What about the performance impact of these options? Well, every bit of code
comes at some price, so none of these options come entirely for free. However,
the grouping feature (A) alters the general logic very little, it just sticks
hierarchial labels on processes, and its impact is minimal since that is
usually not in any hot path of the OS. This is different for the various
controllers (B) which have a much bigger impact since they influence the resource
management of the OS and are full of hot paths. This means that the kernel
feature that systemd mandatorily requires (A) has a minimal effect on system
performance, but the actually performance-sensitive features of control groups
(B) are entirely optional.

On boot, systemd will mount all controller hierarchies it finds enabled
in the kernel to individual directories below /sys/fs/cgroup/. This is
the official place where kernel controllers are mounted to these days. The
/sys/fs/cgroup/ mount point in the kernel was created precisely for
this purpose. Since the control group controllers are a shared facility that
might be used by a number of different subsystems a few
projects have agreed on a set of rules in order to avoid that the various bits
of code step on each other’s toes when using these directories
.

systemd will also maintain its own, private, controller-less, named control
group hierarchy which is mounted to /sys/fs/cgroup/systemd/. This
hierarchy is private property of systemd, and other software should not try to
interfere with it. This hierarchy is how systemd makes use of the naming and
grouping feature of control groups (A) without actually requiring any kernel
controller enabled for that.

Now, you might notice that by default systemd does create per-service
cgroups in the “cpu” controller if it finds it enabled in the kernel. This is
entirely optional, however.

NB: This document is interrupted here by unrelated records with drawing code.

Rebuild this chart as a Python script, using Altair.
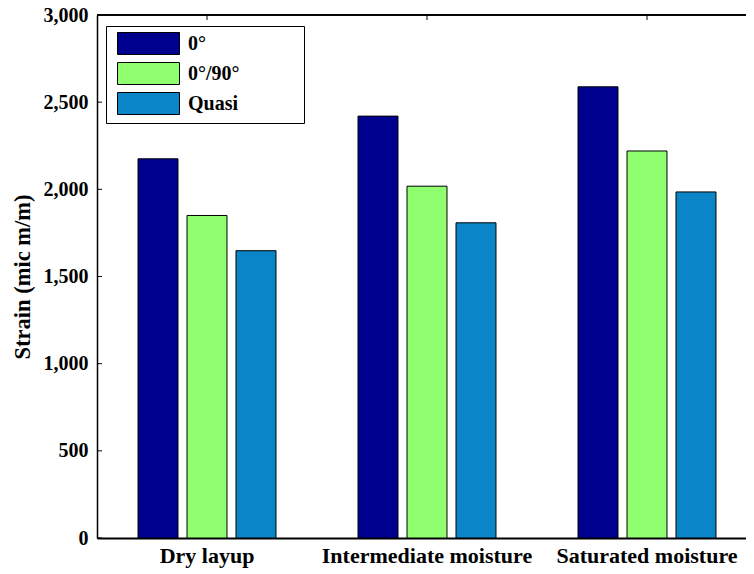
import altair as alt
import pandas as pd

categories = ["Dry layup", "Intermediate moisture", "Saturated moisture"]
series = ["0°", "0°/90°", "Quasi"]
v_0 = [2175, 2420, 2588]
v_090 = [1850, 2018, 2220]
v_quasi = [1648, 1808, 1985]
colors = ["#00008F", "#8FFF6F", "#0A85C8"]
y_ticks = [0, 500, 1000, 1500, 2000, 2500, 3000]

rows = []
for s, vals in zip(series, [v_0, v_090, v_quasi]):
    for c, v in zip(categories, vals):
        rows.append({"cat": c, "series": s, "value": v})
df = pd.DataFrame(rows)
tick_df = pd.DataFrame({"value": y_ticks})
cat_df = pd.DataFrame({"cat": categories})

FONT = "Liberation Serif"
W, H = 649, 523
FULLW = 660

xscale = alt.Scale(domain=categories, paddingInner=0, paddingOuter=0, range=[0, FULLW])
yscale = alt.Scale(domain=[0, 3000], nice=False)

bars = alt.Chart(df).mark_bar(stroke="black", strokeWidth=1).encode(
    x=alt.X("cat:N", scale=xscale, sort=categories,
            axis=alt.Axis(title=None, labelAngle=0, labelPadding=7, labelFontSize=22,
                          domain=True, domainColor="black", domainWidth=2)),
    xOffset=alt.XOffset("series:N", sort=series,
                        scale=alt.Scale(domain=series, paddingInner=0.184, paddingOuter=0.837)),
    y=alt.Y("value:Q", scale=yscale,
            axis=alt.Axis(title="Strain (mic m/m)", values=y_ticks, format=",.0f",
                          labelPadding=9, titlePadding=9, titleFontSize=22.5,
                          domain=True, domainColor="black", domainWidth=1.5)),
    color=alt.Color("series:N", sort=series,
                    scale=alt.Scale(domain=series, range=colors),
                    legend=alt.Legend(title="MMM", titleOrient="right", titlePadding=8,
                                      titleColor="transparent", titleFontSize=20,
                                      orient="none", legendX=9, legendY=11,
                                      labelFont=FONT, labelFontWeight="bold", labelFontSize=20,
                                      labelColor="black",
                                      symbolType="M-2.818,-1H2.818V1H-2.818Z", symbolSize=484,
                                      symbolOffset=25,
                                      symbolStrokeColor="black", symbolStrokeWidth=1,
                                      symbolOpacity=1, rowPadding=3, labelOffset=28,
                                      padding=6, strokeColor="black", fillColor="white")),
)

left_ticks = alt.Chart(tick_df).mark_rule(color="black", strokeWidth=1).encode(
    y=alt.Y("value:Q", scale=yscale), x=alt.value(0), x2=alt.value(5))
top_ticks = alt.Chart(cat_df).mark_rule(color="black", strokeWidth=1).encode(
    x=alt.X("cat:N", scale=xscale, sort=categories, bandPosition=0.5),
    y=alt.value(0), y2=alt.value(5))
top_line = alt.Chart(cat_df).mark_rule(color="black", strokeWidth=1.5).encode(
    x=alt.value(0), x2=alt.value(W), y=alt.value(0))

chart = alt.layer(bars, left_ticks, top_ticks, top_line).properties(
    width=W, height=H,
    autosize=alt.AutoSizeParams(type="none"),
    padding={"left": 89, "top": 7, "right": 0, "bottom": 30},
).configure(background="white").configure_view(
    stroke="transparent"
).configure_axis(
    labelFont=FONT, labelFontWeight="bold", labelFontSize=20, labelColor="black",
    labelLimit=0, titleFont=FONT, titleFontWeight="bold", titleFontSize=19,
    titleColor="black", tickSize=0, grid=False,
)

chart.save("out.html", embed_options={"renderer": "svg", "actions": False})
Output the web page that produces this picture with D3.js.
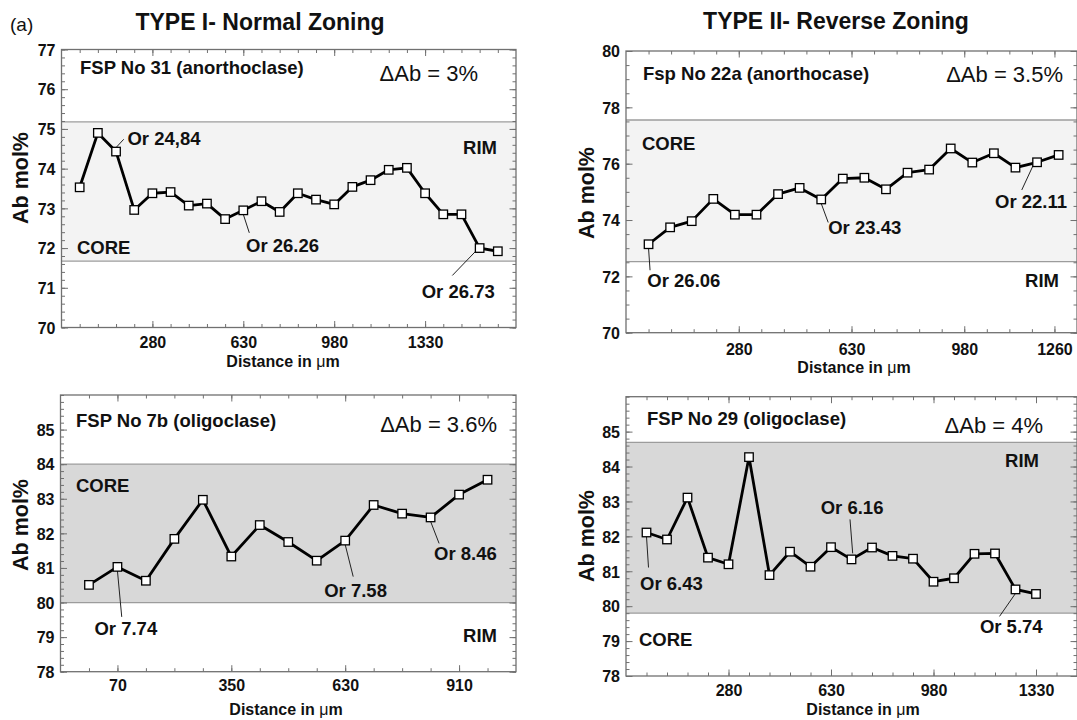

We chose to make use of it by default to even out
CPU usage between system services. Example: On a traditional web server machine
Apache might end up having 100 CGI worker processes around, while MySQL only
has 5 processes running. Without the use of the “cpu” controller this means
that Apache all together ends up having 20x more CPU available than MySQL since
the kernel tries to provide every process with the same amount of CPU time. On
the other hand, if we add these two services to the “cpu” controller in
individual groups by default, Apache and MySQL get the same amount of CPU,
which we think is a good default.

Note that if the CPU controller is not enabled in the kernel systemd will not
attempt to make use of the “cpu” hierarchy as described above. Also, even if it is enabled in the kernel it
is trivial to tell systemd not to make use of it: Simply edit
/etc/systemd/system.conf and set DefaultControllers= to the
empty string.

Let’s discuss a few frequently heard complaints regarding systemd’s use of control groups:

  • systemd mounts all controllers to /sys/fs/cgroup/ even though
    my software requires it at /dev/cgroup/ (or some other place)!
    The
    standardization of /sys/fs/cgroup/ as mount point of the hierarchies
    is a relatively recent change in the kernel. Some software has not been updated
    yet for it. If you cannot change the software in question you are welcome to
    unmount the hierarchies from /sys/fs/cgroup/ and mount them wherever
    you need them instead. However, make sure to leave
    /sys/fs/cgroup/systemd/ untouched.
  • systemd makes use of the “cpu” hierarchy, but it should leave its dirty
    fingers from it!
    As mentioned above, just set the
    DefaultControllers= option of systemd to the empty string.
  • I need my two controllers “foo” and “bar” mounted into one hierarchy,
    but systemd mounts them in two!
    Use the JoinControllers= setting
    in /etc/systemd/system.conf to mount several controllers into a single
    hierarchy.
  • Control groups are evil and they make everything slower! Well,
    please read the text above and understand the difference between
    “control-groups-as-in-naming-and-grouping” (A) and “cgroups-as-in-controllers”
    (B). Then, please turn off all controllers in you kernel build (B) but leave
    CONFIG_CGROUPS=y (A) enabled.
  • I have heard some kernel developers really hate control groups
    and think systemd is evil because it requires them!
    Well, there are a
    couple of things behind the dislike of control groups by some folks.
    Primarily, this is probably caused because the hackers in question do not
    distuingish the naming-and-grouping bits of the control group logic (A) and the
    controllers that are based on it (B). Mainly, their beef is with the latter
    (which systemd does not require, which is the key point I am trying to make in
    the text above), but there are other issues as well: for example, the code of
    the grouping logic is not the most beautiful bit of code ever written by man
    (which is thankfully likely to get better now, since the control groups
    subsystem now has an active maintainer again). And then for some
    developers it is important that they can compare the runtime behaviour of many
    historic kernel versions in order to find bugs (git bisect). Since systemd
    requires kernels with basic control group support enabled, and this is a
    relatively recent feature addition to the kernel, this makes it difficult for
    them to use a newer distribution with all these old kernels
    that predate cgroups. Anyway, the summary is probably that what matters to
    developers is different from what matters to users and
    administrators.

I hope this explanation was useful for a reader or two! Thank you for your time!